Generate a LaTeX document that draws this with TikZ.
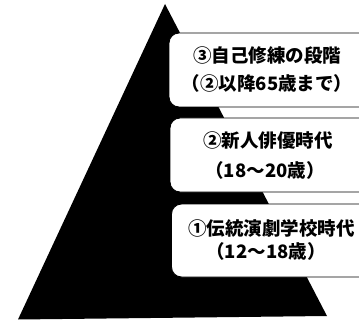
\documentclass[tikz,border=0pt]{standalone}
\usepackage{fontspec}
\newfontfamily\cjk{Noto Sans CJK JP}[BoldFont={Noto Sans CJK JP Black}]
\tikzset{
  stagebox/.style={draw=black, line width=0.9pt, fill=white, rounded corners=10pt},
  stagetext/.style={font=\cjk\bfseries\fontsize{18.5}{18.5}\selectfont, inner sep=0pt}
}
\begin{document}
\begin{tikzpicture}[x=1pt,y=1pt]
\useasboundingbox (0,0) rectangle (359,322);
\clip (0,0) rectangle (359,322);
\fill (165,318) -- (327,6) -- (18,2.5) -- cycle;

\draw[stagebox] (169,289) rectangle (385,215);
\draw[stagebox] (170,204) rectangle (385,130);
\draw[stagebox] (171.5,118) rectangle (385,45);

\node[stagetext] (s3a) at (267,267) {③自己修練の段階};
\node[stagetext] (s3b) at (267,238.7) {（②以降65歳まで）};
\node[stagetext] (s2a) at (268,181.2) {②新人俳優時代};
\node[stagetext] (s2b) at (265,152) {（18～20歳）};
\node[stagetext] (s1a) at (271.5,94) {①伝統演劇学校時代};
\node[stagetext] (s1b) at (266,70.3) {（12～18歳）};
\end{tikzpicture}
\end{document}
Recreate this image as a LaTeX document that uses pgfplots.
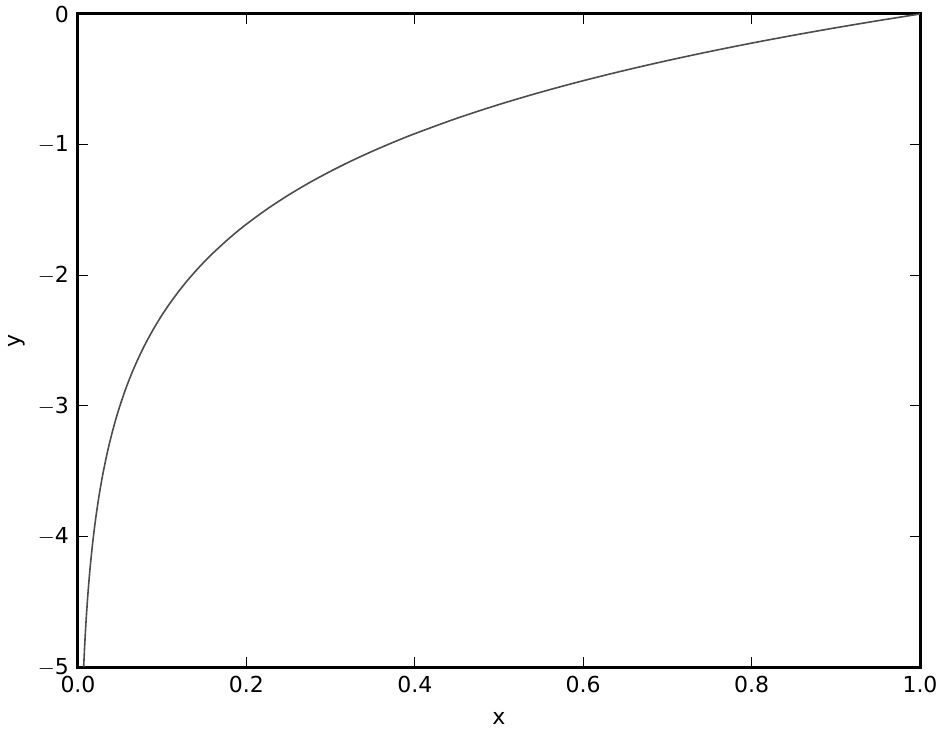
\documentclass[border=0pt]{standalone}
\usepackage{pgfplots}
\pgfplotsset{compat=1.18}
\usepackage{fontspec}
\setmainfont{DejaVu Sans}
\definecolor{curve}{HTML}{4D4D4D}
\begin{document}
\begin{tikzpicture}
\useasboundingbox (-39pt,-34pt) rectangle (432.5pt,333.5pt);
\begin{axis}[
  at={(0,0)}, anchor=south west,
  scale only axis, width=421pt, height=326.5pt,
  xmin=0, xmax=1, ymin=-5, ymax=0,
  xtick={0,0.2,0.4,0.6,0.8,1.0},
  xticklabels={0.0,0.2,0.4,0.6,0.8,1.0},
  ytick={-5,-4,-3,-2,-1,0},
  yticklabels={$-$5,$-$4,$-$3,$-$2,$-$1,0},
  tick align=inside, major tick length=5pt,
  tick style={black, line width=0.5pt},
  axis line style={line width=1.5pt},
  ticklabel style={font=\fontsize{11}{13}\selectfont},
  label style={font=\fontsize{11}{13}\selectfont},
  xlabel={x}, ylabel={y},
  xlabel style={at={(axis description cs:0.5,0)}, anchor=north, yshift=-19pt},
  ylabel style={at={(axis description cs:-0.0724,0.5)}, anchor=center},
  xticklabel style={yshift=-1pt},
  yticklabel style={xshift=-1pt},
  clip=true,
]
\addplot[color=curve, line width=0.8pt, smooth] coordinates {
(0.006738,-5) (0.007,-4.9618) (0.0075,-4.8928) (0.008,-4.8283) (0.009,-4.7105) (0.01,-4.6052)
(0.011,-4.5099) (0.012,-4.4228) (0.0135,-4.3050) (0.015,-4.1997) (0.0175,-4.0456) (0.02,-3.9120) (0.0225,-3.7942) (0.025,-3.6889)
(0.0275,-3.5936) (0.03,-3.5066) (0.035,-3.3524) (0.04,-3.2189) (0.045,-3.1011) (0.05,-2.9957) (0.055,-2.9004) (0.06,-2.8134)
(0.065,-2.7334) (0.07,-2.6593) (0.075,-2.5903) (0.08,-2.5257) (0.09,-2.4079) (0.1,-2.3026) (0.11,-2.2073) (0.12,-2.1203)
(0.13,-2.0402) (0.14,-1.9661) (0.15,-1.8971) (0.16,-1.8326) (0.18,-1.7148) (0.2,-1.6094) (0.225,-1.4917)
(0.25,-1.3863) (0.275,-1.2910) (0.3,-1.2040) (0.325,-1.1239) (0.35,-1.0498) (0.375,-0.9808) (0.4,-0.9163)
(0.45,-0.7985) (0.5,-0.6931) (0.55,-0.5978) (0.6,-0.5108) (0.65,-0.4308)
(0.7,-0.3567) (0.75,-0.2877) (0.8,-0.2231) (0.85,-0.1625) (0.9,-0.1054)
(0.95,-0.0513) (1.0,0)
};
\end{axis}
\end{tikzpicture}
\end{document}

:::

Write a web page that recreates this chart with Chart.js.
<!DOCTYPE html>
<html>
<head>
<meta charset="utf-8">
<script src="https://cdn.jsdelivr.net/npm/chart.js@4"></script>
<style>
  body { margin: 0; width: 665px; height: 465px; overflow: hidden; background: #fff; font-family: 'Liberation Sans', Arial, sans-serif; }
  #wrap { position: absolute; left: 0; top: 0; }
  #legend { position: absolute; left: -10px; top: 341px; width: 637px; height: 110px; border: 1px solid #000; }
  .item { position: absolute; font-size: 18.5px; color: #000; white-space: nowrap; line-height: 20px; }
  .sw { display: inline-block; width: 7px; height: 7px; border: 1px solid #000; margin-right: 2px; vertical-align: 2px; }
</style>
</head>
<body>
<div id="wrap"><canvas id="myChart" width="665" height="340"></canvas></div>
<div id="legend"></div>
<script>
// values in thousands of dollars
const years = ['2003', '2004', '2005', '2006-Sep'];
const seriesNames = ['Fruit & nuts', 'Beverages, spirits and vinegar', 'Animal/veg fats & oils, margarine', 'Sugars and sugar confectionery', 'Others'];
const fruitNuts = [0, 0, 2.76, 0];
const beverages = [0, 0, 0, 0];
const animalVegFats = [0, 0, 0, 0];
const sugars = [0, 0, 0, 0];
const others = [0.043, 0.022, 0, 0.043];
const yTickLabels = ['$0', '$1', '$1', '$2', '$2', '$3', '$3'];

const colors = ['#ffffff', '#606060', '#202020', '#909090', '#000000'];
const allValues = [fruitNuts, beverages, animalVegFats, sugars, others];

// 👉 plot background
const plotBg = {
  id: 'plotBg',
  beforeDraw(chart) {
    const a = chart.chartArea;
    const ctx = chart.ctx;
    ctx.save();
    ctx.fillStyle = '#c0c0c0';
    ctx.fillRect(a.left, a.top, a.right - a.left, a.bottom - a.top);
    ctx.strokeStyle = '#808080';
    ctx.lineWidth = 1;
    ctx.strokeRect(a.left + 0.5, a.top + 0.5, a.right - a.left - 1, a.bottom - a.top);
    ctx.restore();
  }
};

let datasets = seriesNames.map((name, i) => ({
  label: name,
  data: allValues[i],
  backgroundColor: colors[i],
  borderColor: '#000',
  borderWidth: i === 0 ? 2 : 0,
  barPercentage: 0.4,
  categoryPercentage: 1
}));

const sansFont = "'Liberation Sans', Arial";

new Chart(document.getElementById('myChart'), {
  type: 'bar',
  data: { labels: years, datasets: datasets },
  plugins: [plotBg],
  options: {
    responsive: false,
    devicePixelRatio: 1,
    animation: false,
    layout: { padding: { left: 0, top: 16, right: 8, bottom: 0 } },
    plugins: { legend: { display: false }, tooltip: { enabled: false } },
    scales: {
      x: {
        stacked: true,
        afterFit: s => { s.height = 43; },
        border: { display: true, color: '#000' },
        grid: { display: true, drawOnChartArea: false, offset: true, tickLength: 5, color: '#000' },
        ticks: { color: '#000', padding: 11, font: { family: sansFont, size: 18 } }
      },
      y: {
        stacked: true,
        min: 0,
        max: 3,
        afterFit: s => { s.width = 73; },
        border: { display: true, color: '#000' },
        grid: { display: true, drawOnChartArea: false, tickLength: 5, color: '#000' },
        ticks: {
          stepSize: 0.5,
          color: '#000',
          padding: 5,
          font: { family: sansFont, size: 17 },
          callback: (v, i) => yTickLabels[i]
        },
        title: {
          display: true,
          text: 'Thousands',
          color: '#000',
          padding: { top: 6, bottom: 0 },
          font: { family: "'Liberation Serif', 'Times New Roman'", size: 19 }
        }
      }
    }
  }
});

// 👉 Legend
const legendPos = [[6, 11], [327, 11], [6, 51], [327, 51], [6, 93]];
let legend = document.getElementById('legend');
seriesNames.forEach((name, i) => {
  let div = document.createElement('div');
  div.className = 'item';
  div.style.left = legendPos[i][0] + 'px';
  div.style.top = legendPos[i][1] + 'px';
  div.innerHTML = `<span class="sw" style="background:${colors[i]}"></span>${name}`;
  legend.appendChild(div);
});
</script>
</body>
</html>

:::

Give again, word for word, the part that opens with the line containing "Generate a LaTeX" and closes with the one containing "(171.5,118) rectangle (385,45);". Include both of those lines and skip all pictures.

• **Result of the exercise**:
Generate a LaTeX document that draws this with TikZ.
\documentclass[tikz,border=0pt]{standalone}
\usepackage{fontspec}
\newfontfamily\cjk{Noto Sans CJK JP}[BoldFont={Noto Sans CJK JP Black}]
\tikzset{
  stagebox/.style={draw=black, line width=0.9pt, fill=white, rounded corners=10pt},
  stagetext/.style={font=\cjk\bfseries\fontsize{18.5}{18.5}\selectfont, inner sep=0pt}
}
\begin{document}
\begin{tikzpicture}[x=1pt,y=1pt]
\useasboundingbox (0,0) rectangle (359,322);
\clip (0,0) rectangle (359,322);
\fill (165,318) -- (327,6) -- (18,2.5) -- cycle;

\draw[stagebox] (169,289) rectangle (385,215);
\draw[stagebox] (170,204) rectangle (385,130);
\draw[stagebox] (171.5,118) rectangle (385,45);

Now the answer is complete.